Three months ago, Fouzia travelled seven hours from Girdi Jungal, Pakistan to the Kandahar Province in Afghanistan, running away from her abusive husband and his two murderous wives to live with her mother. Under the guise of worry for her son’s mental and physical health, she told her husband that her mother had connections to doctors in Afghanistan who could treat their son. This was the only reason her husband allowed her to visit her mother and it was the excuse she used to never return to him.
Fouzia’s father died when she was young and her mother had no means of supporting the family. Living on the streets and with no food, Fouzia’s grandmother had no other choice but to give her away in marriage and use her dowry to make ends meet. She sold Fouzia, at age 14, to a wealthy man living in Pakistan for 6,000,000 afghani (estimated $940).
“I can’t forget the day my mother was screaming and crying out the door as my in-laws took me away,” Fouzia said.
It was only after she arrived in Pakistan that Fouzia discovered her husband had two other wives, who would eventually murder her husband’s fourth and latest bride. Fouzia’s only purpose was to be used as tool to reproduce and have children. Her husband abused, harassed and forced her into pregnancy—essentially marital rape. And now he plans to marry off their eldest daughter, only eight years old.
“I can’t let [my husband] do that without seeing [my daughter] again,” Fouzia said. “She is staying with his other wives and I cannot understand the joy of seeing my mother and family because I am so worried about her.”
Barely at the age of 30, Fouzia arrived at the clinic in Kandahar with her son, physically unfit and psychologically disturbed. She was severely anemic, vitamin deficient, dehydrated, had a TB infection and suffered from psychological disorders. Her concerned mother believed Fouzia was experiencing jinn possessions and unsuccessfully enlisted the help of several mullahs and doctors.

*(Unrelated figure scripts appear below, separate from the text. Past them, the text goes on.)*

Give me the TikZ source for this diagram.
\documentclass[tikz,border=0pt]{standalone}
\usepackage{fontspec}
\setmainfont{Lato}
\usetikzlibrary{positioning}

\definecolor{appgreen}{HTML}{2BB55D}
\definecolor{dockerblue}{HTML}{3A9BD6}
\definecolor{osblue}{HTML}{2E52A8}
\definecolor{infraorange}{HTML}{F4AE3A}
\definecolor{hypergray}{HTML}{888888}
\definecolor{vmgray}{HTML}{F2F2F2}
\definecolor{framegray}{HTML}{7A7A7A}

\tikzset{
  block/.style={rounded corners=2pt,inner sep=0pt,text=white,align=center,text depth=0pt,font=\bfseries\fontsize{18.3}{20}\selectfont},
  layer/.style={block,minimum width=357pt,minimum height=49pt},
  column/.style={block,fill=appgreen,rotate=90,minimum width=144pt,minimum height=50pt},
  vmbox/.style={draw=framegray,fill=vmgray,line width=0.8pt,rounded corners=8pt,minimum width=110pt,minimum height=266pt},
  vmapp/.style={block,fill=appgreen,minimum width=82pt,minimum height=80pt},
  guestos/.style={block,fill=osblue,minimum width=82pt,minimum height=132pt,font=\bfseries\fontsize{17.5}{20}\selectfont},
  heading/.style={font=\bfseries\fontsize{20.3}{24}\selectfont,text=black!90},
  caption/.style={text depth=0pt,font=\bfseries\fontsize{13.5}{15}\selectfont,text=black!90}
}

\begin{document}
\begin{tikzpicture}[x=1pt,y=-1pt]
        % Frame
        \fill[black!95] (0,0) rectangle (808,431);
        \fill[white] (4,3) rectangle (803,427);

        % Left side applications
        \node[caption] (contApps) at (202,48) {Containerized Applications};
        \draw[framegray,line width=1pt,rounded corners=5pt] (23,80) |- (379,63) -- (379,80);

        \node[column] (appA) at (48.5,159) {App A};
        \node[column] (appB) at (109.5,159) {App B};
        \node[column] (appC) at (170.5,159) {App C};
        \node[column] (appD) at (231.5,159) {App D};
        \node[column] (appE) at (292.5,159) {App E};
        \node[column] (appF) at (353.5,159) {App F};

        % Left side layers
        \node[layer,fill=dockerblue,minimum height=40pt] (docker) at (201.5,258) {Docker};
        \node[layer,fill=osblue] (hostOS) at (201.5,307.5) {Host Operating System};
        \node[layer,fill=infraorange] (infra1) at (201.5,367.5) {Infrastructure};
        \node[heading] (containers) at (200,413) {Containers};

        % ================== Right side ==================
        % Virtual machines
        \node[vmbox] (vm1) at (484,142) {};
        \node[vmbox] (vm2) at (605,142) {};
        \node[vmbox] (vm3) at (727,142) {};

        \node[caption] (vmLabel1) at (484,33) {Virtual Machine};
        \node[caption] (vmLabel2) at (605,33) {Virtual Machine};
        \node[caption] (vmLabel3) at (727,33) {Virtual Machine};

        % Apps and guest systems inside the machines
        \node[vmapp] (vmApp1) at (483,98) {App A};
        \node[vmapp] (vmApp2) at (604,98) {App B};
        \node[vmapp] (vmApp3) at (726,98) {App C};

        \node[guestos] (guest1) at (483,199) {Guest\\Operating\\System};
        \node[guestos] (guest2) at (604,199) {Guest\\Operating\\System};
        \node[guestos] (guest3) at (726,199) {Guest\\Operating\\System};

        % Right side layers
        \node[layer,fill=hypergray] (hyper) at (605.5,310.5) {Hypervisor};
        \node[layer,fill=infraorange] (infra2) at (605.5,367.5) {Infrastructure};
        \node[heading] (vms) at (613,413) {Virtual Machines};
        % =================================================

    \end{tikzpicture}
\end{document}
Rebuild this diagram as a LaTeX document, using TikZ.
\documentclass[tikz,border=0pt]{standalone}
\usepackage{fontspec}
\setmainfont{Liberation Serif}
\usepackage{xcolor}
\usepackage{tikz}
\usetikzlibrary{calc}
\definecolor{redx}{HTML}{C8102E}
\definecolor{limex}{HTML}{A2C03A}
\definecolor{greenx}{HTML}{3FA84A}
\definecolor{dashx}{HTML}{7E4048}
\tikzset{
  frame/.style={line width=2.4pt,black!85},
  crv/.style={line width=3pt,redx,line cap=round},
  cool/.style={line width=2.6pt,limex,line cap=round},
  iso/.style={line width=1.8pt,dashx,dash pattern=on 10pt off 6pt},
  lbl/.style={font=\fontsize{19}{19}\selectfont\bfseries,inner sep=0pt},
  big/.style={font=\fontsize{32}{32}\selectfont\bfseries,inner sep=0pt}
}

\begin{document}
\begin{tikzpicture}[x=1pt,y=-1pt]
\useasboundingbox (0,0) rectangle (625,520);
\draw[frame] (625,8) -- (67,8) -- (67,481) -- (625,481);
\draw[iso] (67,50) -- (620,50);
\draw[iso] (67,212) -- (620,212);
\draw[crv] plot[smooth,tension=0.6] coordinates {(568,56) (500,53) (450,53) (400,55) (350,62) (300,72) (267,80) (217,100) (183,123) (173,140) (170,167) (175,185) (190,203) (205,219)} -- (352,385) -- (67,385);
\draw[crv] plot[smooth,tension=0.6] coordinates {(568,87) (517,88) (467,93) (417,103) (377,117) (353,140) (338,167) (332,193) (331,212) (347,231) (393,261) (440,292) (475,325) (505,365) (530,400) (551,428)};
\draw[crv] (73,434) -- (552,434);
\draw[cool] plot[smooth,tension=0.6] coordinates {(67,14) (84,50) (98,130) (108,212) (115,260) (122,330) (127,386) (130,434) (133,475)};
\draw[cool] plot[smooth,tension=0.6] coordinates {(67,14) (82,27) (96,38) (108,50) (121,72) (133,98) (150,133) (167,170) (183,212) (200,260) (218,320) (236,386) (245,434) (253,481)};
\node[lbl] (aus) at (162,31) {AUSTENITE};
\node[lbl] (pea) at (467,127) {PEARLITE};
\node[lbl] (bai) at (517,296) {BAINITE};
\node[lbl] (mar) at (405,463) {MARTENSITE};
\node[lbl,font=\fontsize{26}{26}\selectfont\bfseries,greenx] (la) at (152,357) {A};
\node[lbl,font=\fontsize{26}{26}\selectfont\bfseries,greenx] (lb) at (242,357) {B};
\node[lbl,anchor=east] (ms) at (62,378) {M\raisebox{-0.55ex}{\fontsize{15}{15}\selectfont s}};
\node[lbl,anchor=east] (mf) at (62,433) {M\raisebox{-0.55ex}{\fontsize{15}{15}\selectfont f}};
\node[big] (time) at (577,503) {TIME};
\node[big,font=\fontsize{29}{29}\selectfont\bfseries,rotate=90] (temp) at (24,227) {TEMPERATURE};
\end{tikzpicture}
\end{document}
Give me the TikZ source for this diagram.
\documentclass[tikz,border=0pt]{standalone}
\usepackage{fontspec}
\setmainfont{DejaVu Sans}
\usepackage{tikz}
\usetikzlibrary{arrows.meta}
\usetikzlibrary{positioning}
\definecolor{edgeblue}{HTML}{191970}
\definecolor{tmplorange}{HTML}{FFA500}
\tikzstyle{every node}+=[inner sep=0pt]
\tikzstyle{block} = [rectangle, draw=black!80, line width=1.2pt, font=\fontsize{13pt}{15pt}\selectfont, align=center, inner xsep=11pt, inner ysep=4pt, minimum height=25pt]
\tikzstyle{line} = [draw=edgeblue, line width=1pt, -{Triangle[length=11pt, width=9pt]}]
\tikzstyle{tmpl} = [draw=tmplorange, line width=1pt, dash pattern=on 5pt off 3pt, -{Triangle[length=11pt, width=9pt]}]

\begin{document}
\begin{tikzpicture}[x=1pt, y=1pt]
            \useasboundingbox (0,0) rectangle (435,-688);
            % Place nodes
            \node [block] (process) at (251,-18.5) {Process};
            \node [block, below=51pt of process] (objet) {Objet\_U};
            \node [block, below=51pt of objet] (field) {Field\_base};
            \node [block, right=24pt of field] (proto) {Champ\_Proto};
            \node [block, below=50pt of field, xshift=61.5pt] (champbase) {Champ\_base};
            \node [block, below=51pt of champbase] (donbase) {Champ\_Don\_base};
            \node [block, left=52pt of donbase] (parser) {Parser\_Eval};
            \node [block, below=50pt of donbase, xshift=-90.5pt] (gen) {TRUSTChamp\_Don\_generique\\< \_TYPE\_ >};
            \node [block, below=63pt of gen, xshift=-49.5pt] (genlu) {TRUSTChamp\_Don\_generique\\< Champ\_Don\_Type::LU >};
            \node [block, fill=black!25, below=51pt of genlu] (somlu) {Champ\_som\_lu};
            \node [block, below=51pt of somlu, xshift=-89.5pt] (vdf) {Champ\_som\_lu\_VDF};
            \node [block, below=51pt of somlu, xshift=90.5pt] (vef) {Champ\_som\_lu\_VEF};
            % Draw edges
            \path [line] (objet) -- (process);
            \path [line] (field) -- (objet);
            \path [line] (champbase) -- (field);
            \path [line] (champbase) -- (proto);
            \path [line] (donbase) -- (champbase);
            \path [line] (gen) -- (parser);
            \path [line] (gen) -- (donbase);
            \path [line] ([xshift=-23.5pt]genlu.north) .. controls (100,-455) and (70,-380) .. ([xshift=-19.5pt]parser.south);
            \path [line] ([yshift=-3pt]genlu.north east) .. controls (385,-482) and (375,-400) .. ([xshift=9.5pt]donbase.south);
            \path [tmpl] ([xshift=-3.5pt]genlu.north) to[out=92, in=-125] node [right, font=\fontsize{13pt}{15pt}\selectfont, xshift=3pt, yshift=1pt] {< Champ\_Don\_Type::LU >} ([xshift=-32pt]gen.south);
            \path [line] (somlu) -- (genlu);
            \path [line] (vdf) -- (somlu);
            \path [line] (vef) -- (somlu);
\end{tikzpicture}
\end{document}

Fouzia confided that she contemplated getting her tubes tied so she could no longer get pregnant and her husband would divert his attention to his other wives.
It was stories like Fouzia’s and many others like her in Afghanistan that inspired 23-year-old Nbyia Rasoully to found Women’s Initiative for Sanctioning Empowerment, a non-profit dedicated to providing medical relief and educational assistance for women and children worldwide.
This past summer, Rasoully travelled to Afghanistan, her parent’s homeland, on WISE’s first-ever mission to distribute medical supplies and basic necessities to clinics. The organization visited clinics and orphanages in five different provinces: Kandahar, Bamiyan, Wardak, Nangarhar and Laghman.
“This experience helped me realize the amount of help these people need, how much I was not able to provide them,” she said.
Though Kandahar is known for its volatile and dangerous environment, Rasoully made it a point to visit clinics in this oft forgotten and neglected city, which is where she met Fouzia and her son.
WISE provided items such as sterile surgical equipment for hospitals, prenatal vitamins for pregnant mothers, iron supplements for anemic patients, first aid creams for children visiting the Emergency Room, and multivitamins for breastfeeding mothers and children.
But entering the rural villages of Afghanistan as a woman health worker from the West was challenging and uncomfortable for Rasoully.
“Everyone gave me a look like I didn’t belong there,” she said.
And though the Afghan male leaders and officials were integral actors in the success of Rasoully’s work, she still felt intimidated and uncomfortable around them simply because was a woman. She was often told to sit out of male-dominated meetings with the doctors and government officials because it was deemed culturally inappropriate and her reputation would be at risk for being too forward.
“The men would look at me weird,” she said. “They would tell me to just give [the medicine] to the males or the community elders and let them handle it, that girls shouldn’t handle it.”
Coming from America was an even greater battle having to overcome stereotypes of not speaking the local language or that she was spoiled, unable to comprehend their problems and circumstances. But once she started to speak with the women at the clinics in Pashto, the patients would start to feel comfortable and open up to Rasoully.
“They would ask about how to get education and how to become leaders and make a difference in their communities,” Rasoully said. “They looked at me as a role model and inspiration.”
The Afghan women were eager and ambitious to learn, but Rasoully found it difficult to give them advice because they were uneducated, poor, and women living in a male-run society. They lacked any resources or outlets to break out of their circumstance. The power disparity between Rasoully and the female patients at the clinic made her feel weak and powerless.
“There was just such little hope and opportunity for the women,” Rasoully said. “At times it made me feel useless, which is what motivates me to go back and provide assistance on a larger scale in the future.”